The people of Taiwan support the procurement of three major weapons systems from the US, according to the military's top political warfare officer, and it is important to understand that the issue is not a question of politics, but of defense.

In a recent interview with the Taipei Times, the head of Taiwan's political warfare department, General Hu Chen-pu (胡鎮埔), spoke at length about the stymied arms procurement from the US.

Originally, a special budget that would have allowed Taiwan to purchase three major weapons systems from the US -- including 12 P-3C Orion maritime patrol aircraft, three PAC-3 Patriot anti-missile batteries and eight diesel-electric submarines was proposed by the government last year. The special budget has languished in the Legislative Yuan ever since, due to opposition from the pan-blue alliance, which holds a legislative majority.

The MND even removed the Patriot missiles from the special budget, seen as a major concession to critics of the bill, and included them in the annual defense budget.

Hu served as the liaison between the MND and the legislature, and headed the ministry's efforts to gain support for the procurement among legislators. He has now spearheaded the ministry's efforts to explain the details of the arms procurement to the public.

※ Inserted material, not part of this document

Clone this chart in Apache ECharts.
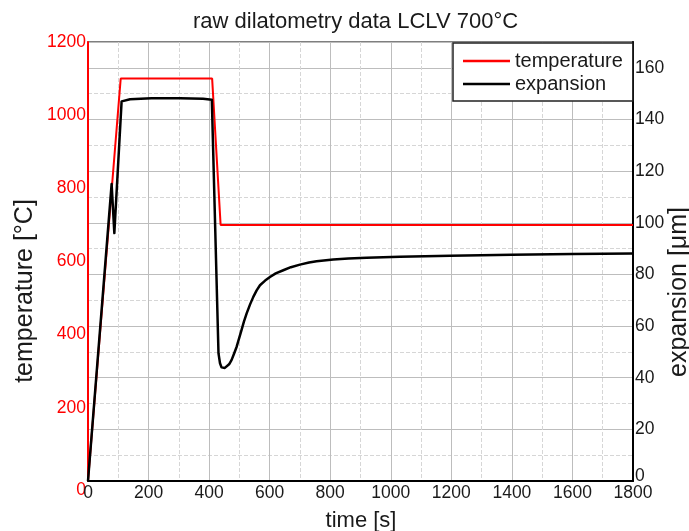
<!DOCTYPE html>
<html>
<head>
<meta charset="utf-8">
<script src="https://cdn.jsdelivr.net/npm/echarts@6/dist/echarts.min.js"></script>
<style>
html,body{margin:0;padding:0;background:#fff;}
#chart{width:689px;height:531px;}
</style>
</head>
<body>
<div id="chart"></div>
<script>
// ---- data ----
const tempTime = [0, 108, 410, 438, 1800];
const temperature = [0, 1100, 1100, 700, 700];

const expTime = [0, 78, 87, 111, 139, 210, 304, 380, 409, 431, 436, 441, 445, 452, 458, 466, 474, 482, 491, 499, 507, 515, 524, 535, 546, 557, 568, 585, 601, 620, 645, 670, 700, 730, 755, 810, 860, 920, 1030, 1196, 1400, 1600, 1800];
const expansion = [0, 115, 96, 147, 147.8, 148.2, 148.2, 148, 147.6, 49.4, 45.6, 44.0, 43.6, 43.8, 44.2, 45.2, 46.8, 49.2, 52, 55.2, 58.4, 61.7, 64.9, 68.3, 71.3, 73.8, 75.8, 77.6, 79, 80.4, 81.6, 82.8, 83.8, 84.6, 85.1, 85.8, 86.2, 86.5, 86.8, 87.2, 87.6, 87.9, 88.1];

const seriesNames = ['temperature', 'expansion'];
const titleText = 'raw dilatometry data LCLV 700°C';
const xName = 'time [s]';
const yLeftName = 'temperature [°C]';
const yRightName = 'expansion [μm]';

const FONT = 'Liberation Sans, Arial, sans-serif';
const TXT = '#1a1a1a';

const zip = (a, b) => a.map((v, i) => [v, b[i]]);

const chart = echarts.init(document.getElementById('chart'), null, {renderer: 'canvas'});
const option = {
  animation: false,
  backgroundColor: '#fff',
  textStyle: {fontFamily: FONT},
  title: {
    text: titleText,
    left: 193, top: 11, padding: 0,
    textStyle: {fontFamily: FONT, fontSize: 22, fontWeight: 'normal', color: TXT}
  },
  grid: {
    left: 88, right: 56, top: 42, bottom: 50,
    show: true, borderColor: '#555', borderWidth: 1.5, backgroundColor: '#fff'
  },
  legend: {
    orient: 'vertical', left: 453, top: 43,
    backgroundColor: '#fff', borderColor: '#222', borderWidth: 1.5,
    padding: [8, 10, 7, 10],
    icon: 'rect',
    itemWidth: 47, itemHeight: 2.5, itemGap: 3,
    textStyle: {fontFamily: FONT, fontSize: 20, color: TXT, lineHeight: 20},
    data: seriesNames
  },
  xAxis: {
    type: 'value', min: 0, max: 1800, interval: 200,
    axisLine: {show: true, onZero: false, lineStyle: {color: '#000', width: 2}},
    axisTick: {show: false},
    axisLabel: {color: TXT, fontSize: 17.5, fontFamily: FONT, margin: 3, formatter: v => String(v)},
    splitLine: {show: true, lineStyle: {color: '#bdbdbd', width: 1}},
    minorTick: {show: false, splitNumber: 2},
    minorSplitLine: {show: true, lineStyle: {color: '#d6d6d6', width: 1, type: 'dashed'}}
  },
  yAxis: [
    {
      type: 'value', min: 0, max: 1200, interval: 200, position: 'left',
      axisLine: {show: true, onZero: false, lineStyle: {color: '#ff0000', width: 2}},
      axisTick: {show: false},
      splitLine: {show: false},
      axisLabel: {
        color: '#ff0000', fontSize: 17.5, fontFamily: FONT, margin: 2,
        formatter: v => v === 0 ? '{z|0}' : String(v),
        rich: {z: {color: '#ff0000', fontSize: 17.5, fontFamily: FONT, padding: [18, 0, 0, 0]}}
      }
    },
    {
      // minor (dashed) horizontal grid, every 10 µm, no visible axis
      type: 'value', min: 0, max: 170, interval: 10, position: 'right',
      axisLine: {show: false}, axisTick: {show: false}, axisLabel: {show: false},
      splitLine: {show: true, lineStyle: {color: '#d6d6d6', width: 1, type: 'dashed'}}
    },
    {
      type: 'value', min: 0, max: 170, interval: 20, position: 'right',
      axisLine: {show: true, onZero: false, lineStyle: {color: '#000', width: 2}},
      axisTick: {show: false},
      splitLine: {show: true, lineStyle: {color: '#bdbdbd', width: 1}},
      axisLabel: {
        color: TXT, fontSize: 17.5, fontFamily: FONT, margin: 2, showMaxLabel: false,
        formatter: v => v === 0 ? '{z|0}' : String(v),
        rich: {z: {color: TXT, fontSize: 17.5, fontFamily: FONT, padding: [0, 0, 9, 0]}}
      }
    }
  ],
  graphic: [
    {type: 'text', x: 25, y: 291, rotation: Math.PI / 2,
     style: {text: yLeftName, fontSize: 25, fontFamily: FONT, fill: TXT, align: 'center', verticalAlign: 'middle'}},
    {type: 'text', x: 679, y: 292, rotation: Math.PI / 2,
     style: {text: yRightName, fontSize: 25, fontFamily: FONT, fill: TXT, align: 'center', verticalAlign: 'middle'}},
    {type: 'text', x: 361, y: 521,
     style: {text: xName, fontSize: 22, fontFamily: FONT, fill: TXT, align: 'center', verticalAlign: 'middle'}}
  ],
  series: [
    {
      name: seriesNames[0], type: 'line', xAxisIndex: 0, yAxisIndex: 0,
      data: zip(tempTime, temperature), symbol: 'none', showSymbol: false,
      lineStyle: {color: '#ff0000', width: 2}, itemStyle: {color: '#ff0000'}, z: 3
    },
    {
      name: seriesNames[1], type: 'line', xAxisIndex: 0, yAxisIndex: 2,
      data: zip(expTime, expansion), symbol: 'none', showSymbol: false,
      lineStyle: {color: '#000', width: 2.5, join: 'round'}, itemStyle: {color: '#000'}, z: 4
    }
  ]
};
chart.setOption(option);
</script>
</body>
</html>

One of the major criticisms of the plan has been the cost of the submarines, which some lawmakers have described as "excessive." Hu said, this is not the case.

"Of course, many people do not understand the complexities of the arms procurement process in Taiwan," Hu said. "Due to the nature of the arms trade, it is important that a budget for procurement is available before production begins. Therefore, the price for this procurement is not the final price, as there has to be a degree of flexibility."

Since the MND has decided to pay for the PAC-3 anti-missile batteries using the military's annual budget, many experts have claimed that this will have an impact on other programs that the military is pursuing. Hu was more specific.

"If the cost of the items on the special budget is included in the annual budget, it will prevent Taiwan from buying any other new weapons systems for 10 years," the general said. "If two-thirds of the cost were included, it would mean that we could not pursue new systems for 8 years."

"As it is, with the PAC-3s included in the annual budget, 109 major military procurement projects will be affected," he said.

But although a lot of people have focused on the three items in the special budget, the political stalemate in the legislature has left the military with more woes than many people imagine.

"For next year, there are 65 items that the military is trying to acquire. Of these, we have had to delay 53," Hu said. "This is why it was very exciting to hear the president say that the defense budget would be increased to 3 percent of the GDP [Ed.'s note: the nation's defense budget for this year stands at approximately 2.4 percent of the GDP, around US$8 billion]. If the budget hits 3 percent, it will solve many of the military's problems."

The general also pointed out that, aside from the issue of arms procurement, the military had made positive steps in other areas, such as in preparing Kidd-class destroyers for delivery from the US.

"[US Marine Brigadier General] John Allen [the Department of Defense's director for Asian and Pacific Affairs] got a very good impression of Taiwan's navy because of the Kidd program. He was surprised by the quality of our logistics," Hu said.